Head Office Gebrüder Weiss

Wir sind in mehrfacher Weise aus unserem alten Head Office herausgewachsen“, sagt Heinz Senger-Weiss, was für den Vorstand der Gebrüder Weiss GmbH nach fast 30 Jahren auch völlig logisch ist. Zeit nicht nur für den Umbau des gesamten Standorts in Lauterach, sondern auch für eine neue Konzernzentrale. Das Gebäude sollte keine protzige Selbstdarstellung und doch mehr als ein „normales“ Bürohaus werden, sondern ein klares architektonisches Statement, wofür das bodenständige Familienunternehmen mit seinen rund 6000 Mitarbeitern weltweit steht: Kommunikation nach außen wie innen und eine flache Hierarchie in der Unternehmensführung.
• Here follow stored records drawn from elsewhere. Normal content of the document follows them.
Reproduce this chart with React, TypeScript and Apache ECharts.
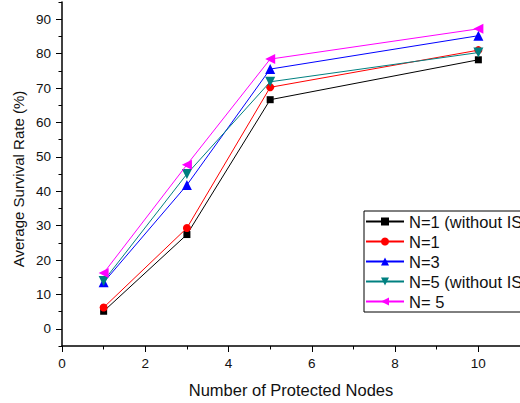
import React, { useEffect, useRef } from "react";
import * as echarts from "echarts";

const xValues = [1, 3, 5, 10];
const seriesNames = ["N=1 (without IS)", "N=1", "N=3", "N=5 (without IS)", "N= 5"];
const n1WithoutIS = [5.1, 27.4, 66.6, 78.2];
const n1 = [6.2, 29.3, 70.2, 81.0];
const n3 = [13.5, 41.8, 75.5, 85.2];
const n5WithoutIS = [13.9, 45.0, 71.8, 80.3];
const n5 = [16.2, 47.7, 78.4, 87.2];
const xTickLabels = [0, 2, 4, 6, 8, 10];
const xMinorTicks = [1, 3, 5, 7, 9];
const yTickLabels = [0, 10, 20, 30, 40, 50, 60, 70, 80, 90];
const yMinorTicks = [-5, 5, 15, 25, 35, 45, 55, 65, 75, 85, 95];

const colors = ["#000000", "#ff0000", "#0000ff", "#008080", "#ff00ff"];
const symbols = ["rect", "circle", "triangle", "triangle", "triangle"];
const rotations = [0, 0, 0, 180, 90];
const sizes = [7, 8, 10, 10, 10];

const FONT = "'Liberation Sans', Arial, sans-serif";

export default function App() {
  const ref = useRef<HTMLDivElement>(null);
  useEffect(() => {
    document.body.style.margin = "0";
    if (!ref.current) return;
    const chart = echarts.init(ref.current, undefined, { renderer: "svg" });
    const allData = [n1WithoutIS, n1, n3, n5WithoutIS, n5];
    const series = allData.map((vals, i) => ({
      name: seriesNames[i],
      type: "line",
      xAxisIndex: 0,
      yAxisIndex: 0,
      data: xValues.map((x, j) => [x, vals[j]]),
      symbol: symbols[i],
      symbolSize: sizes[i],
      symbolRotate: rotations[i],
      showAllSymbol: true,
      lineStyle: { color: colors[i], width: 1 },
      itemStyle: { color: colors[i] },
      emphasis: { disabled: true },
      z: 2 + i,
    }));
    const axisBase = {
      type: "value",
      axisLine: { show: true, onZero: false, lineStyle: { color: "#000", width: 1.5 } },
      splitLine: { show: false },
    };
    chart.setOption({
      animation: false,
      backgroundColor: "#ffffff",
      textStyle: { fontFamily: FONT },
      grid: { left: 62, right: -8, top: 2, bottom: 55, containLabel: false },
      xAxis: [
        {
          ...axisBase,
          min: 0,
          max: 11,
          position: "bottom",
          name: "Number of Protected Nodes",
          nameLocation: "middle",
          nameGap: 35,
          nameTextStyle: { fontSize: 16.5, color: "#111", fontFamily: FONT },
          axisTick: { show: true, inside: false, length: 6, customValues: xTickLabels, lineStyle: { color: "#000", width: 1 } },
          axisLabel: { show: true, margin: 10, fontSize: 13.5, color: "#111", fontFamily: FONT, customValues: xTickLabels },
        },
        {
          ...axisBase,
          min: 0,
          max: 11,
          position: "bottom",
          axisLine: { show: false, onZero: false },
          axisTick: { show: true, inside: false, length: 3.5, customValues: xMinorTicks, lineStyle: { color: "#000", width: 1 } },
          axisLabel: { show: false },
        },
      ],
      yAxis: [
        {
          ...axisBase,
          min: -5,
          max: 95,
          position: "left",
          axisTick: { show: true, inside: false, length: 6, customValues: yTickLabels, lineStyle: { color: "#000", width: 1 } },
          axisLabel: { show: true, margin: 11, fontSize: 13.5, color: "#111", fontFamily: FONT, customValues: yTickLabels },
        },
        {
          ...axisBase,
          min: -5,
          max: 95,
          position: "left",
          axisLine: { show: false, onZero: false },
          axisTick: { show: true, inside: false, length: 3.5, customValues: yMinorTicks, lineStyle: { color: "#000", width: 1 } },
          axisLabel: { show: false },
        },
      ],
      legend: {
        show: true,
        orient: "vertical",
        left: 364,
        top: 211,
        data: seriesNames,
        itemWidth: 38,
        itemHeight: 10,
        itemGap: 3,
        padding: [2, 20, 2, 1],
        borderColor: "#000",
        borderWidth: 1,
        backgroundColor: "#fff",
        selectedMode: false,
        textStyle: { fontSize: 16.5, lineHeight: 16, color: "#111", fontFamily: FONT },
      },
      graphic: [
        {
          type: "text",
          x: 18,
          y: 179,
          rotation: Math.PI / 2,
          style: {
            text: "Average Survival Rate (%)",
            font: `15px ${FONT}`,
            fill: "#111",
            align: "center",
            verticalAlign: "middle",
            textAlign: "center",
            textVerticalAlign: "middle",
          },
        },
      ],
      series,
    });
    return () => chart.dispose();
  }, []);
  return <div ref={ref} style={{ width: 520, height: 403 }} />;
}
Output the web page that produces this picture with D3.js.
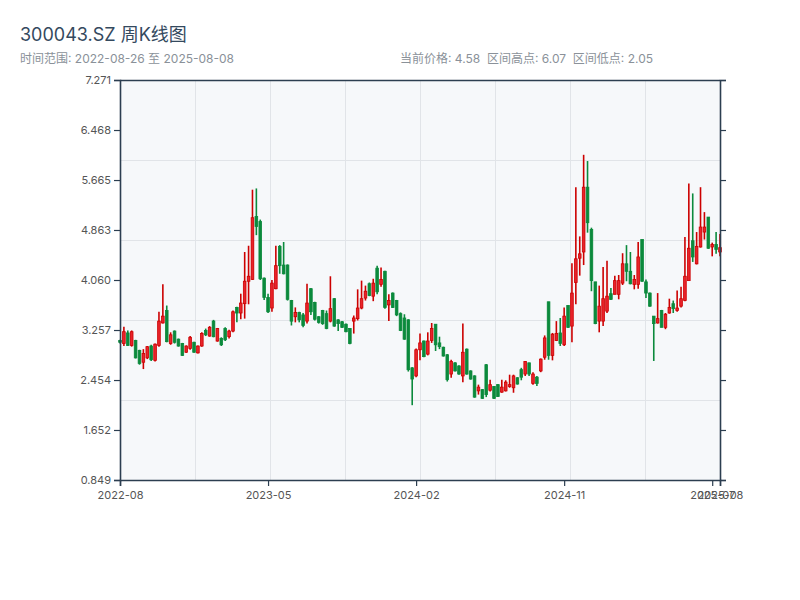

Den im August 2011 ausgeschriebenen Architektenwettbewerb hat das Bregenzer Architekturbüro Cukrowicz Nachbaur gewonnen. Eingeladen, sich am Wettbewerb zu beteiligen, waren sämtliche Vorarlberger Büros, beworben haben sich 36, für den eigentlichen Wettbewerb ausgesucht wurden letztlich 30. Baubeginn war im November 2012, bezogen wurde das neue Head Office im heurigen Juli. Für Senger-Weiss ist das Konzept „komplett aufgegangen“, der Wohlfühlfaktor im Haus erstaunlich, die Entscheidung für den Standort in Lauterach „die richtige“. Das Wesen eines weltweit tätigen Transportunternehmens ist es, ein Gut von einem Punkt zu einem anderen zu bringen. Am Landweg zum größten Teil mit Lastwagen, die im Fall der Firma Gebrüder Weiss markant orange sind. Sie dominieren auch den Außenraum der neuen Konzernzentrale, worauf das Projekt von Cukowicz Nachbaur reizvoll reagiert. Indem sie – basierend auf der Idee des durchgehenden Parkplatzes – den zweigeschoßigen Baukörper markant aufständern, sozusagen zur Bühne machen, von dem aus der Blick über den Fuhrpark und das gesamte Firmengelände ungehindert schweifen kann.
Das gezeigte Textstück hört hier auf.